(Items from a data source)
===============
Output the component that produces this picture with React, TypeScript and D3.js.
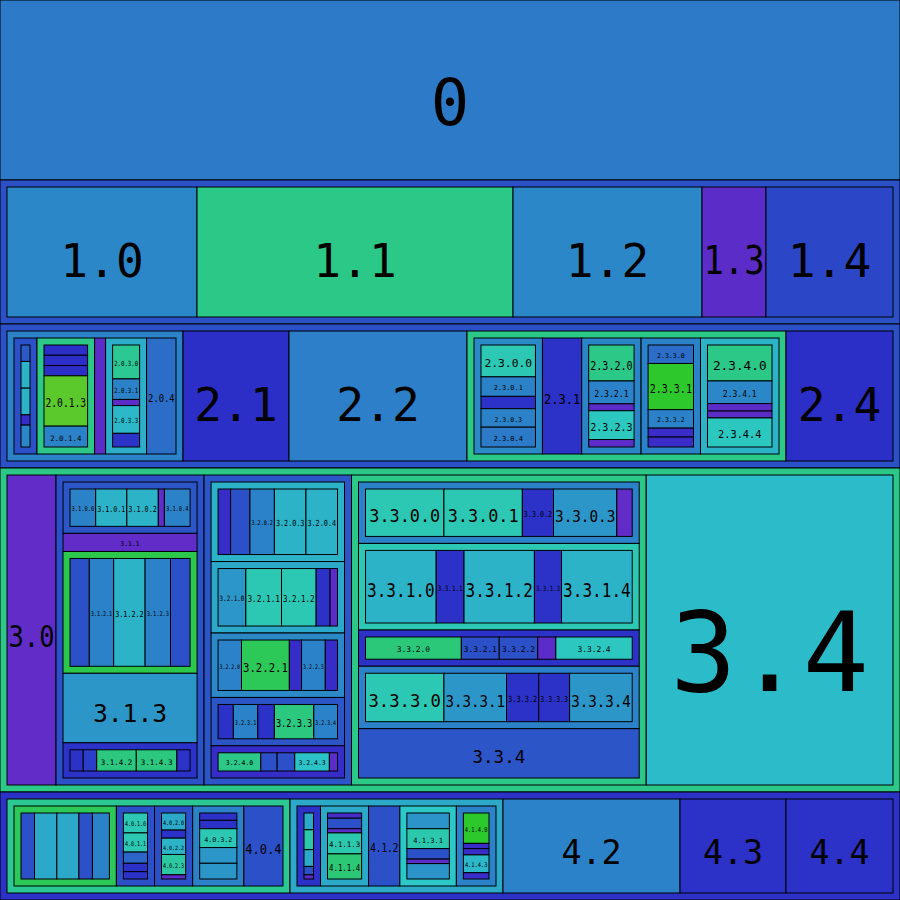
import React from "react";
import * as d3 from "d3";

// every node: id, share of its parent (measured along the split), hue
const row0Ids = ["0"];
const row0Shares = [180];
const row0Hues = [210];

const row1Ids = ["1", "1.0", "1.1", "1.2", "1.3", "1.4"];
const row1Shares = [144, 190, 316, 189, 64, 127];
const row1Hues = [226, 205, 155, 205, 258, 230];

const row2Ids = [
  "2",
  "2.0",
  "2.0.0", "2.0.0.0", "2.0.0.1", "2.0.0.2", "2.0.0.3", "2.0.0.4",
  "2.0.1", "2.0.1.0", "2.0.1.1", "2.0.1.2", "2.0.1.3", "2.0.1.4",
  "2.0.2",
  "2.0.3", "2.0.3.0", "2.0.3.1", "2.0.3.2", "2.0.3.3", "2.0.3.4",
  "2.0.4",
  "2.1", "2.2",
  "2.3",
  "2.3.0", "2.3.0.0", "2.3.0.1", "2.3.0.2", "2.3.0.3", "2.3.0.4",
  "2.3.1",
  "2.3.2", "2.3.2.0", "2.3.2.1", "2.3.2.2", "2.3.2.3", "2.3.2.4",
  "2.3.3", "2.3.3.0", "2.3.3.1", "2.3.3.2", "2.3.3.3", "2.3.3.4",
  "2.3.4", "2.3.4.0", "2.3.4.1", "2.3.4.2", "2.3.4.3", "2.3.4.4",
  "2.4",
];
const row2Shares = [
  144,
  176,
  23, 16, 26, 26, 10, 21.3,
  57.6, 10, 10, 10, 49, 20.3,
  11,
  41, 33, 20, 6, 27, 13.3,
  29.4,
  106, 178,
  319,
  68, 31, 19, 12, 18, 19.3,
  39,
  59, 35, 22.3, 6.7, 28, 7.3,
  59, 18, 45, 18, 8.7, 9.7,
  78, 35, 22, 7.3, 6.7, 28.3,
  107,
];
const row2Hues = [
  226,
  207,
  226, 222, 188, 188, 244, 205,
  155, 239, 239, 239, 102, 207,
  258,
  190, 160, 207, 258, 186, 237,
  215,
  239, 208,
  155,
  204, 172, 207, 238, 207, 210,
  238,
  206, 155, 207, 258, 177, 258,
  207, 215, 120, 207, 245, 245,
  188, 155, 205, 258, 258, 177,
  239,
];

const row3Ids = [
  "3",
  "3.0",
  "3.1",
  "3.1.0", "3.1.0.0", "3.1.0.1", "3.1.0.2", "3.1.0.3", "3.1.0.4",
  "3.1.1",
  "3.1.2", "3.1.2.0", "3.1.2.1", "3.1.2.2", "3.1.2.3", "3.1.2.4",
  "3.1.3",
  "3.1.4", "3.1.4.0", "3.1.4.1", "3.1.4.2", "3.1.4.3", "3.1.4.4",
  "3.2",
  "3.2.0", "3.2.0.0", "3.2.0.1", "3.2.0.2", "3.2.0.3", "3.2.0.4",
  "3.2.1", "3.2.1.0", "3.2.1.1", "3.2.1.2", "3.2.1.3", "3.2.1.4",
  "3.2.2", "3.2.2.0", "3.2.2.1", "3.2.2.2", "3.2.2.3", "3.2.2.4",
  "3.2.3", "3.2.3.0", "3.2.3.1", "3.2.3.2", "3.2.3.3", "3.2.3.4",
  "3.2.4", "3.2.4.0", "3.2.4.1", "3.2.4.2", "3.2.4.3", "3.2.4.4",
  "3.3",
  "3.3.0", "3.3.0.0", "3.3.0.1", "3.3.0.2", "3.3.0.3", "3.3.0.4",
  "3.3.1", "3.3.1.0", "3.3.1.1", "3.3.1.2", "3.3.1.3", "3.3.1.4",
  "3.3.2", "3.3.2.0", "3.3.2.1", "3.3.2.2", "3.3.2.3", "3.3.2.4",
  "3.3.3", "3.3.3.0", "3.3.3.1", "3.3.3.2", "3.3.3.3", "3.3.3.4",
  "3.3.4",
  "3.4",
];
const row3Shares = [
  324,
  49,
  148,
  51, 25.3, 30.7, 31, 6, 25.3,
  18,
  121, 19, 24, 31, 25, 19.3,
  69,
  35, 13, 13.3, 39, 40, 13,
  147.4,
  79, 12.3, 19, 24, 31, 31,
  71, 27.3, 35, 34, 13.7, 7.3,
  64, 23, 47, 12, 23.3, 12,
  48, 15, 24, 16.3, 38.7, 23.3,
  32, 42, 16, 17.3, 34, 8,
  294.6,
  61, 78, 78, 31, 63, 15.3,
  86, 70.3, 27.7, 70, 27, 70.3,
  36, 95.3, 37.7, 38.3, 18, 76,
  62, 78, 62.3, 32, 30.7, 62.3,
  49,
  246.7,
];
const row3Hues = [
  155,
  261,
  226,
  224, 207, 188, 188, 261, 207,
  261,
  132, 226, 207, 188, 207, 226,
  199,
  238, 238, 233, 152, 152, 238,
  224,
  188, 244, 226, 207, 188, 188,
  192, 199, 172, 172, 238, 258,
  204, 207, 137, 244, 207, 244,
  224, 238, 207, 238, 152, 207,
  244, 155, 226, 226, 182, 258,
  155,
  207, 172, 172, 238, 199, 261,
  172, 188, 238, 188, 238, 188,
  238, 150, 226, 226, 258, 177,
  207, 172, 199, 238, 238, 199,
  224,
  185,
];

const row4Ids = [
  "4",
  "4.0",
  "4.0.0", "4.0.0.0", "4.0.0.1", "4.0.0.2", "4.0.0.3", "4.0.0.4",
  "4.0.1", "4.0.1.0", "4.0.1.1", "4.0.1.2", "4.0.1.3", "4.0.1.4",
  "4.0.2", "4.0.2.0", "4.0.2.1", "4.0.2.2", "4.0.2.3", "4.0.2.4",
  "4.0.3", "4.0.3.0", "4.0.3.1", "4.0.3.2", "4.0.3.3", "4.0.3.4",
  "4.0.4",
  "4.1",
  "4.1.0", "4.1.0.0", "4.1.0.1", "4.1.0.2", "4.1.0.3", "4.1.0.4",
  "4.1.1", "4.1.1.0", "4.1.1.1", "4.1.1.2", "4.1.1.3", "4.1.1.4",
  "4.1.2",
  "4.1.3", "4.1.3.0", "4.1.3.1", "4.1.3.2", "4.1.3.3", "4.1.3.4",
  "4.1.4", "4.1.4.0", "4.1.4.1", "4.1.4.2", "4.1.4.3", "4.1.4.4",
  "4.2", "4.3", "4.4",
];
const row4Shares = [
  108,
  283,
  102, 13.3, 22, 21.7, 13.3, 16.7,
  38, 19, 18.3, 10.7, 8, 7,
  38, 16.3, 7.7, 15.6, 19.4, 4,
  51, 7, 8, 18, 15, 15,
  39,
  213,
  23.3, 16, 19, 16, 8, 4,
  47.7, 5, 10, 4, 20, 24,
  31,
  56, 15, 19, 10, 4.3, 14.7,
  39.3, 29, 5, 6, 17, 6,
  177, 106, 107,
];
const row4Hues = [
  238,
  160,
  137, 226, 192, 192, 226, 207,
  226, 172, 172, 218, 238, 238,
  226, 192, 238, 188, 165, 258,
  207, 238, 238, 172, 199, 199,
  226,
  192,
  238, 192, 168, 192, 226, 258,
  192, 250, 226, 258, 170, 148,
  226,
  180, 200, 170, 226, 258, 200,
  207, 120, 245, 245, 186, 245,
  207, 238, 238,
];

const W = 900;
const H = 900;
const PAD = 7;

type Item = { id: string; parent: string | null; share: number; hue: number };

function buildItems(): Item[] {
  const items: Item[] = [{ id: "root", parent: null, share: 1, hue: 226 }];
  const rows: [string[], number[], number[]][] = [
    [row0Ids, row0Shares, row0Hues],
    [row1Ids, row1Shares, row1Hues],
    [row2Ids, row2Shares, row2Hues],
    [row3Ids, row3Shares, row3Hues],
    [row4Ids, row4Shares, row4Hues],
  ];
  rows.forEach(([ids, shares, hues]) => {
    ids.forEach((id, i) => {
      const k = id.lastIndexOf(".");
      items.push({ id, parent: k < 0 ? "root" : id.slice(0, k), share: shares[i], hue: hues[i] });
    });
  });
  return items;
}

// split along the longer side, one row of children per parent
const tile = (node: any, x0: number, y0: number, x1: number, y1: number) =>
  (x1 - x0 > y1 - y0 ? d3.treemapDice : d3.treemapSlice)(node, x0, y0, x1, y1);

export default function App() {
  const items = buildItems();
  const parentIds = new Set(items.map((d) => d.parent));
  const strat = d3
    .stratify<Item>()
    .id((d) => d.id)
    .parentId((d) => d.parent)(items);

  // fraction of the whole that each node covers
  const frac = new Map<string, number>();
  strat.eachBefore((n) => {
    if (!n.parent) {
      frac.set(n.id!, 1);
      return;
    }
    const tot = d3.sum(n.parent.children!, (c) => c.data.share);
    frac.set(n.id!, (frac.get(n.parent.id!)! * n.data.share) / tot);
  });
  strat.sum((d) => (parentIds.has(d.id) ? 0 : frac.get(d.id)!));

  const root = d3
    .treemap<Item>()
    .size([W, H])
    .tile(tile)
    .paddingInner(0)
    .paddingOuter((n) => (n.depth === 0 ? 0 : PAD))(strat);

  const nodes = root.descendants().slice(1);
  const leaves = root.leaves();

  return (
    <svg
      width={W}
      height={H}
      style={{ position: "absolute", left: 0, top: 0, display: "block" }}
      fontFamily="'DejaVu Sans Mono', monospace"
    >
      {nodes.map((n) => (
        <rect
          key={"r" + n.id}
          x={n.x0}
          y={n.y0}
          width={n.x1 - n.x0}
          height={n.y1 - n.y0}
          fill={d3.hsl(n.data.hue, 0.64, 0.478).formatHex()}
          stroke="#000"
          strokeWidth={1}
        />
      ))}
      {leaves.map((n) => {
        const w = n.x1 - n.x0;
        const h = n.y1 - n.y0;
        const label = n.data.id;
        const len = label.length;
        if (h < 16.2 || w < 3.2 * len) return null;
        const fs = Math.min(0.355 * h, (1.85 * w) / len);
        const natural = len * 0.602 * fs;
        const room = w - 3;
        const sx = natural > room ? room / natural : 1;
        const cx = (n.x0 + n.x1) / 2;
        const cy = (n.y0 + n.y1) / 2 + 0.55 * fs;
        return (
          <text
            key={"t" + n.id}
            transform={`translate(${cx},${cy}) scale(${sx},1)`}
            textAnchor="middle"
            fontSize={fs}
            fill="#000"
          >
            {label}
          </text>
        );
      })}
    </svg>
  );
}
===============
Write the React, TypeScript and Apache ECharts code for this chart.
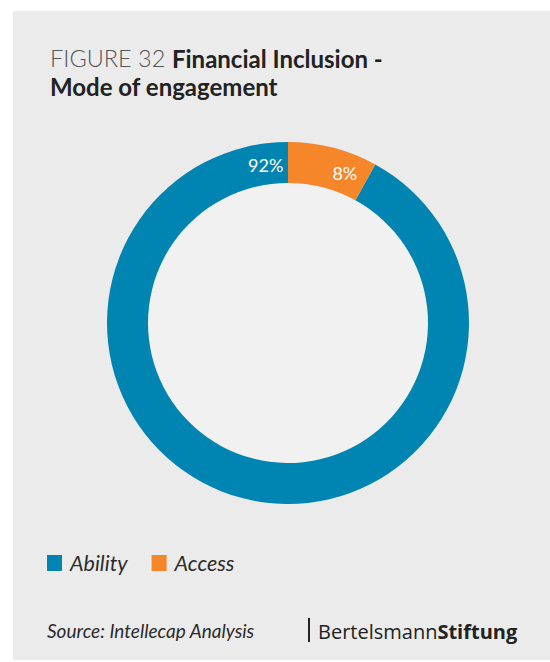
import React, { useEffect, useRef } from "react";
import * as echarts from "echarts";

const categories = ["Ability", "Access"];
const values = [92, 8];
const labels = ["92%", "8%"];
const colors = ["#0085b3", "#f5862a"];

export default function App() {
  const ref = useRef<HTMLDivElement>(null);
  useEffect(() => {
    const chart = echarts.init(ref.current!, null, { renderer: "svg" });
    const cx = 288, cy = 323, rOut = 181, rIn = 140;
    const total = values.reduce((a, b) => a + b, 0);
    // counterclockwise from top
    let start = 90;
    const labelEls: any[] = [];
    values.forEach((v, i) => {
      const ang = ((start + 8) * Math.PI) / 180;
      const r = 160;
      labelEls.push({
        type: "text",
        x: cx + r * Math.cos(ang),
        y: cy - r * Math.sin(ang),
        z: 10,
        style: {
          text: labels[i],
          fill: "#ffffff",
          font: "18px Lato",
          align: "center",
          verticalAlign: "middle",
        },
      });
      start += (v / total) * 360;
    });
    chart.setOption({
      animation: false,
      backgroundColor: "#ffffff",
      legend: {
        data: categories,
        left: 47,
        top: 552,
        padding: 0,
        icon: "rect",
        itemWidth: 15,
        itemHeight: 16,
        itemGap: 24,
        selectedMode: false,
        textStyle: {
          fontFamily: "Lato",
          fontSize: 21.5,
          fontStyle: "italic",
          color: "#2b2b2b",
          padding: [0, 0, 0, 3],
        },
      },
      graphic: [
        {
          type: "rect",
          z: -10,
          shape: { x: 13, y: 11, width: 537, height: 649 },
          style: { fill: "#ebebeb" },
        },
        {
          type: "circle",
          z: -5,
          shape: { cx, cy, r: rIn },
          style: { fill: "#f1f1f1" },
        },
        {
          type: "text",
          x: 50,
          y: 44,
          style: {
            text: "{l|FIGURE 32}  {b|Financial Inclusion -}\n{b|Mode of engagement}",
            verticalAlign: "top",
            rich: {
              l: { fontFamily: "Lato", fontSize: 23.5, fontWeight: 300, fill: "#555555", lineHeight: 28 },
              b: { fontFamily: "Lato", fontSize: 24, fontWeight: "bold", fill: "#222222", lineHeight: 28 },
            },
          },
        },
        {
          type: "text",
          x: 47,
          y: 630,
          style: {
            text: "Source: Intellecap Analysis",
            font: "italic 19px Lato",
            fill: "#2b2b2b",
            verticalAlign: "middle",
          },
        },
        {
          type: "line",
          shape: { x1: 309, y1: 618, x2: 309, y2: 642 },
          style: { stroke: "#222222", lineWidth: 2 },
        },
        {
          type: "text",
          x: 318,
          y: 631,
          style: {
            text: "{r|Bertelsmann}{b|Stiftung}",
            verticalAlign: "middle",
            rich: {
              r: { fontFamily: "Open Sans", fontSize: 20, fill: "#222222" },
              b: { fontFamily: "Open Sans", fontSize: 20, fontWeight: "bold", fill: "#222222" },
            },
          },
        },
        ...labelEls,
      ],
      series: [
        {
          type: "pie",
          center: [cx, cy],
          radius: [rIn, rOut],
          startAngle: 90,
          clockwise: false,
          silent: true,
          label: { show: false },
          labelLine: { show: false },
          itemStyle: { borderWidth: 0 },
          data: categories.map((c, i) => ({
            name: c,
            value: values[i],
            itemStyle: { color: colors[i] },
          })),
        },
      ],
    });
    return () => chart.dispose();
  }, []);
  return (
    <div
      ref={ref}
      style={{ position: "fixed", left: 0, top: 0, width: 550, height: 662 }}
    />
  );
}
===============
WHAT IS REQUIRED: Go through the entries above and copy every line containing "this".

ANSWER:
Output the component that produces this picture with React, TypeScript and D3.js.
Write the React, TypeScript and Apache ECharts code for this chart.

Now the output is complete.